WHAT YOU SHOULD DO: The records below must be output exactly, without pictures.

— Begin INFORMATION GIVEN —

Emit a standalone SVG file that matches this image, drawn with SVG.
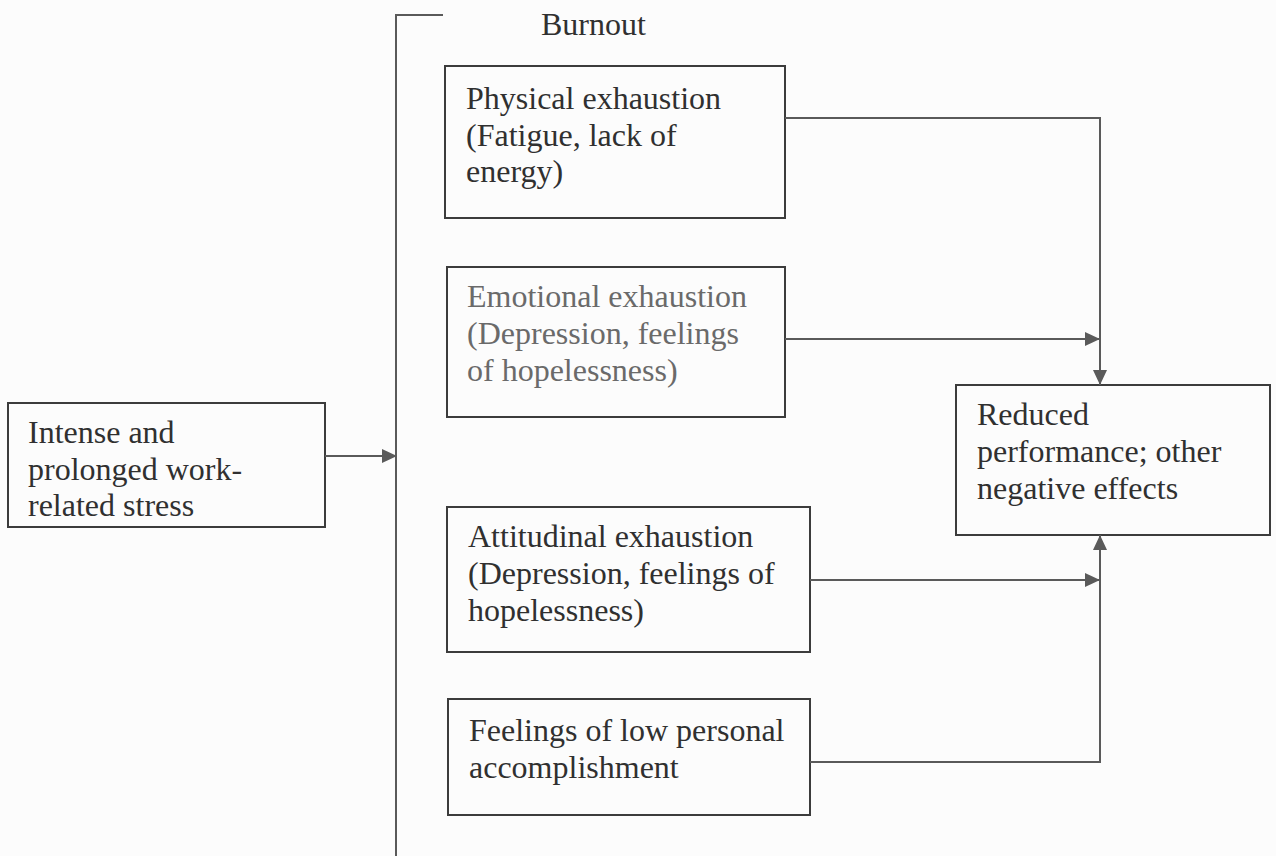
<svg xmlns="http://www.w3.org/2000/svg" width="1276" height="856" viewBox="0 0 1276 856">
  <defs>
    <style>
      .box { fill: none; stroke: #3c3c3c; stroke-width: 2; }
      .t { font-family: 'Liberation Serif', 'DejaVu Serif', serif; font-size: 32px; fill: #303030; }
      .light { fill: #6a6a6a; }
      .conn { fill: none; stroke: #5a5a5a; stroke-width: 2; }
    </style>
    <marker id="arrow" markerUnits="userSpaceOnUse" markerWidth="16" markerHeight="14" refX="15" refY="7" orient="auto">
      <path d="M0,0 L15,7 L0,14 Z" fill="#5a5a5a"/>
    </marker>
  </defs>
  <rect width="1276" height="856" fill="#fcfcfc"/>

  <g id="burnout">
    <path class="conn" d="M443,15 H396 V856" stroke="#444"/>
    <text class="t" x="541" y="35" font-family="Liberation Serif">Burnout</text>
  </g>

  <g id="stress">
    <rect class="box" x="8" y="403" width="317" height="124"/>
    <text class="t" x="28" y="443">Intense and</text>
    <text class="t" x="28" y="480">prolonged work-</text>
    <text class="t" x="28" y="516">related stress</text>
  </g>

  <g id="physical">
    <rect class="box" x="445" y="66" width="340" height="152"/>
    <text class="t" x="466" y="109">Physical exhaustion</text>
    <text class="t" x="466" y="146">(Fatigue, lack of</text>
    <text class="t" x="466" y="182">energy)</text>
  </g>

  <g id="emotional">
    <rect class="box" x="447" y="267" width="338" height="150"/>
    <text class="t light" x="467" y="307">Emotional exhaustion</text>
    <text class="t light" x="467" y="344">(Depression, feelings</text>
    <text class="t light" x="467" y="381">of hopelessness)</text>
  </g>

  <g id="attitudinal">
    <rect class="box" x="447" y="507" width="363" height="145"/>
    <text class="t" x="468" y="547">Attitudinal exhaustion</text>
    <text class="t" x="468" y="584">(Depression, feelings of</text>
    <text class="t" x="468" y="621">hopelessness)</text>
  </g>

  <g id="accomplishment">
    <rect class="box" x="448" y="699" width="362" height="116"/>
    <text class="t" x="469" y="741">Feelings of low personal</text>
    <text class="t" x="469" y="778">accomplishment</text>
  </g>

  <g id="reduced">
    <rect class="box" x="956" y="385" width="314" height="150"/>
    <text class="t" x="977" y="425">Reduced</text>
    <text class="t" x="977" y="462">performance; other</text>
    <text class="t" x="977" y="499">negative effects</text>
  </g>

  <g id="connectors">
    <path class="conn" d="M325,456 H397" marker-end="url(#arrow)"/>
    <path class="conn" d="M785,118 H1100 V385" marker-end="url(#arrow)"/>
    <path class="conn" d="M785,339 H1100" marker-end="url(#arrow)"/>
    <path class="conn" d="M810,580 H1100" marker-end="url(#arrow)"/>
    <path class="conn" d="M810,762 H1100 V535" marker-end="url(#arrow)"/>
  </g>
</svg>
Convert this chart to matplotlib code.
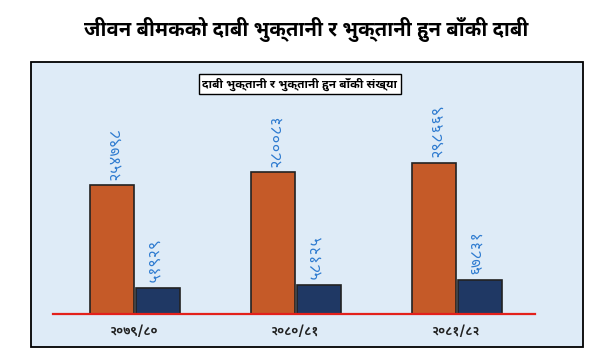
import matplotlib
matplotlib.use("Agg")
import matplotlib.pyplot as plt
from matplotlib import font_manager
from matplotlib.patches import Rectangle
import numpy as np
import os

# data
years = ["२०७९/८०", "२०८०/८१", "२०८१/८२"]
paid = [254798, 280083, 298669]
pending = [51929, 58125, 67831]
paid_labels = ["२५४७९८", "२८००८३", "२९८६६९"]
pending_labels = ["५१९२९", "५८१२५", "६७८३१"]

title = "जीवन बीमकको दाबी भुक्तानी र भुक्तानी हुन बाँकी दाबी"
box_title = "दाबी भुक्तानी र भुक्तानी हुन बाँकी संख्या"

# devanagari font: use one of the installed google fonts if there
prefer = ["NotoSansDevanagari", "Mukta", "Hind", "Khula", "Sarala", "Palanquin"]
files = font_manager.findSystemFonts()
deva = None
for p in prefer:
    hits = [f for f in files if os.path.basename(f).startswith(p)]
    if hits:
        for f in hits:
            font_manager.fontManager.addfont(f)
        deva = font_manager.FontProperties(fname=hits[0]).get_name()
        break
plt.rcParams["font.family"] = [deva, "DejaVu Sans"] if deva else ["DejaVu Sans"]

W, H = 613, 356
fig = plt.figure(figsize=(W / 100, H / 100), dpi=100)

# light blue panel
fig.patches.append(Rectangle((31 / W, 1 - 347 / H), (583 - 31) / W, (347 - 62) / H,
                             transform=fig.transFigure, facecolor="#deebf7",
                             edgecolor="black", linewidth=1.3, zorder=-5))

t1 = fig.text(0.5, 1 - 30 / H, title, ha="center", va="center", fontsize=17,
              fontweight="bold", color="black")

t2 = fig.text(300 / W, 1 - 84 / H, box_title, ha="center", va="center", fontsize=8.5,
              fontweight="bold", color="black",
              bbox=dict(boxstyle="square,pad=0.3", facecolor="white", edgecolor="black", linewidth=1))

ax = fig.add_axes([53 / W, 1 - 314 / H, (535 - 53) / W, (314 - 62) / H])
ax.set_facecolor("none")

x = np.arange(len(years))
w = 0.275
ax.bar(x - w / 2, paid, w, color="#c55a28", edgecolor="#222222", linewidth=1.2, zorder=2)
ax.bar(x + w / 2 + 0.01, pending, w, color="#1f3864", edgecolor="#222222", linewidth=1.2, zorder=2)

ax.axhline(0, color="#e3201b", linewidth=1.6, zorder=3, clip_on=False)

for i in range(len(years)):
    ax.annotate(paid_labels[i], (x[i] - w / 2, paid[i]), xytext=(2, 4),
                textcoords="offset points", rotation=90, ha="center", va="bottom",
                fontsize=11.5, color="#2e7bd0")
    ax.annotate(pending_labels[i], (x[i] + w / 2, pending[i]), xytext=(-2, 4),
                textcoords="offset points", rotation=90, ha="center", va="bottom",
                fontsize=11.5, color="#2e7bd0")

ax.set_xlim(-0.503, 2.49)
ax.set_ylim(0, 498000)
ax.set_xticks(x)
ax.set_xticklabels(years, fontsize=9, fontweight="bold", color="#222222")
ax.tick_params(axis="x", length=0, pad=8)
ax.set_yticks([])
for s in ax.spines.values():
    s.set_visible(False)

# shrink the two titles to the widths they have in the original
r = fig.canvas.get_renderer()
for t, target in [(t1, 442), (t2, 200)]:
    wpx = t.get_window_extent(r).width
    if wpx > target:
        t.set_fontsize(t.get_fontsize() * target / wpx)

fig.savefig("out.png", dpi=100)
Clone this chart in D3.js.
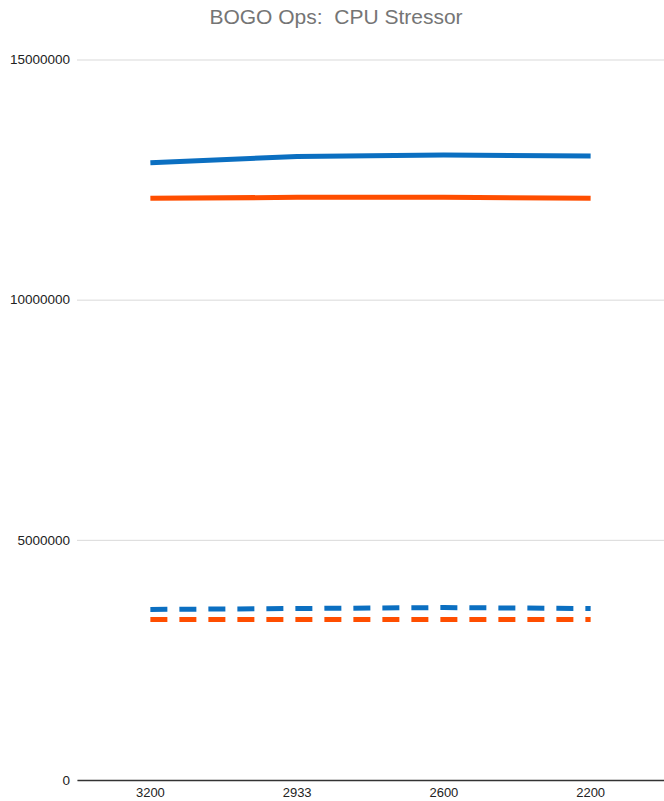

— End INFORMATION GIVEN —

ANSWER FOR THIS EXERCISE:
Emit a standalone SVG file that matches this image, drawn with SVG.
<svg xmlns="http://www.w3.org/2000/svg" width="1276" height="856" viewBox="0 0 1276 856">
  <defs>
    <style>
      .box { fill: none; stroke: #3c3c3c; stroke-width: 2; }
      .t { font-family: 'Liberation Serif', 'DejaVu Serif', serif; font-size: 32px; fill: #303030; }
      .light { fill: #6a6a6a; }
      .conn { fill: none; stroke: #5a5a5a; stroke-width: 2; }
    </style>
    <marker id="arrow" markerUnits="userSpaceOnUse" markerWidth="16" markerHeight="14" refX="15" refY="7" orient="auto">
      <path d="M0,0 L15,7 L0,14 Z" fill="#5a5a5a"/>
    </marker>
  </defs>
  <rect width="1276" height="856" fill="#fcfcfc"/>

  <g id="burnout">
    <path class="conn" d="M443,15 H396 V856" stroke="#444"/>
    <text class="t" x="541" y="35" font-family="Liberation Serif">Burnout</text>
  </g>

  <g id="stress">
    <rect class="box" x="8" y="403" width="317" height="124"/>
    <text class="t" x="28" y="443">Intense and</text>
    <text class="t" x="28" y="480">prolonged work-</text>
    <text class="t" x="28" y="516">related stress</text>
  </g>

  <g id="physical">
    <rect class="box" x="445" y="66" width="340" height="152"/>
    <text class="t" x="466" y="109">Physical exhaustion</text>
    <text class="t" x="466" y="146">(Fatigue, lack of</text>
    <text class="t" x="466" y="182">energy)</text>
  </g>

  <g id="emotional">
    <rect class="box" x="447" y="267" width="338" height="150"/>
    <text class="t light" x="467" y="307">Emotional exhaustion</text>
    <text class="t light" x="467" y="344">(Depression, feelings</text>
    <text class="t light" x="467" y="381">of hopelessness)</text>
  </g>

  <g id="attitudinal">
    <rect class="box" x="447" y="507" width="363" height="145"/>
    <text class="t" x="468" y="547">Attitudinal exhaustion</text>
    <text class="t" x="468" y="584">(Depression, feelings of</text>
    <text class="t" x="468" y="621">hopelessness)</text>
  </g>

  <g id="accomplishment">
    <rect class="box" x="448" y="699" width="362" height="116"/>
    <text class="t" x="469" y="741">Feelings of low personal</text>
    <text class="t" x="469" y="778">accomplishment</text>
  </g>

  <g id="reduced">
    <rect class="box" x="956" y="385" width="314" height="150"/>
    <text class="t" x="977" y="425">Reduced</text>
    <text class="t" x="977" y="462">performance; other</text>
    <text class="t" x="977" y="499">negative effects</text>
  </g>

  <g id="connectors">
    <path class="conn" d="M325,456 H397" marker-end="url(#arrow)"/>
    <path class="conn" d="M785,118 H1100 V385" marker-end="url(#arrow)"/>
    <path class="conn" d="M785,339 H1100" marker-end="url(#arrow)"/>
    <path class="conn" d="M810,580 H1100" marker-end="url(#arrow)"/>
    <path class="conn" d="M810,762 H1100 V535" marker-end="url(#arrow)"/>
  </g>
</svg>
Convert this chart to matplotlib code.
import matplotlib
matplotlib.use("Agg")
import matplotlib.pyplot as plt
from matplotlib import font_manager
from matplotlib.patches import Rectangle
import numpy as np
import os

# data
years = ["२०७९/८०", "२०८०/८१", "२०८१/८२"]
paid = [254798, 280083, 298669]
pending = [51929, 58125, 67831]
paid_labels = ["२५४७९८", "२८००८३", "२९८६६९"]
pending_labels = ["५१९२९", "५८१२५", "६७८३१"]

title = "जीवन बीमकको दाबी भुक्तानी र भुक्तानी हुन बाँकी दाबी"
box_title = "दाबी भुक्तानी र भुक्तानी हुन बाँकी संख्या"

# devanagari font: use one of the installed google fonts if there
prefer = ["NotoSansDevanagari", "Mukta", "Hind", "Khula", "Sarala", "Palanquin"]
files = font_manager.findSystemFonts()
deva = None
for p in prefer:
    hits = [f for f in files if os.path.basename(f).startswith(p)]
    if hits:
        for f in hits:
            font_manager.fontManager.addfont(f)
        deva = font_manager.FontProperties(fname=hits[0]).get_name()
        break
plt.rcParams["font.family"] = [deva, "DejaVu Sans"] if deva else ["DejaVu Sans"]

W, H = 613, 356
fig = plt.figure(figsize=(W / 100, H / 100), dpi=100)

# light blue panel
fig.patches.append(Rectangle((31 / W, 1 - 347 / H), (583 - 31) / W, (347 - 62) / H,
                             transform=fig.transFigure, facecolor="#deebf7",
                             edgecolor="black", linewidth=1.3, zorder=-5))

t1 = fig.text(0.5, 1 - 30 / H, title, ha="center", va="center", fontsize=17,
              fontweight="bold", color="black")

t2 = fig.text(300 / W, 1 - 84 / H, box_title, ha="center", va="center", fontsize=8.5,
              fontweight="bold", color="black",
              bbox=dict(boxstyle="square,pad=0.3", facecolor="white", edgecolor="black", linewidth=1))

ax = fig.add_axes([53 / W, 1 - 314 / H, (535 - 53) / W, (314 - 62) / H])
ax.set_facecolor("none")

x = np.arange(len(years))
w = 0.275
ax.bar(x - w / 2, paid, w, color="#c55a28", edgecolor="#222222", linewidth=1.2, zorder=2)
ax.bar(x + w / 2 + 0.01, pending, w, color="#1f3864", edgecolor="#222222", linewidth=1.2, zorder=2)

ax.axhline(0, color="#e3201b", linewidth=1.6, zorder=3, clip_on=False)

for i in range(len(years)):
    ax.annotate(paid_labels[i], (x[i] - w / 2, paid[i]), xytext=(2, 4),
                textcoords="offset points", rotation=90, ha="center", va="bottom",
                fontsize=11.5, color="#2e7bd0")
    ax.annotate(pending_labels[i], (x[i] + w / 2, pending[i]), xytext=(-2, 4),
                textcoords="offset points", rotation=90, ha="center", va="bottom",
                fontsize=11.5, color="#2e7bd0")

ax.set_xlim(-0.503, 2.49)
ax.set_ylim(0, 498000)
ax.set_xticks(x)
ax.set_xticklabels(years, fontsize=9, fontweight="bold", color="#222222")
ax.tick_params(axis="x", length=0, pad=8)
ax.set_yticks([])
for s in ax.spines.values():
    s.set_visible(False)

# shrink the two titles to the widths they have in the original
r = fig.canvas.get_renderer()
for t, target in [(t1, 442), (t2, 200)]:
    wpx = t.get_window_extent(r).width
    if wpx > target:
        t.set_fontsize(t.get_fontsize() * target / wpx)

fig.savefig("out.png", dpi=100)
Clone this chart in D3.js.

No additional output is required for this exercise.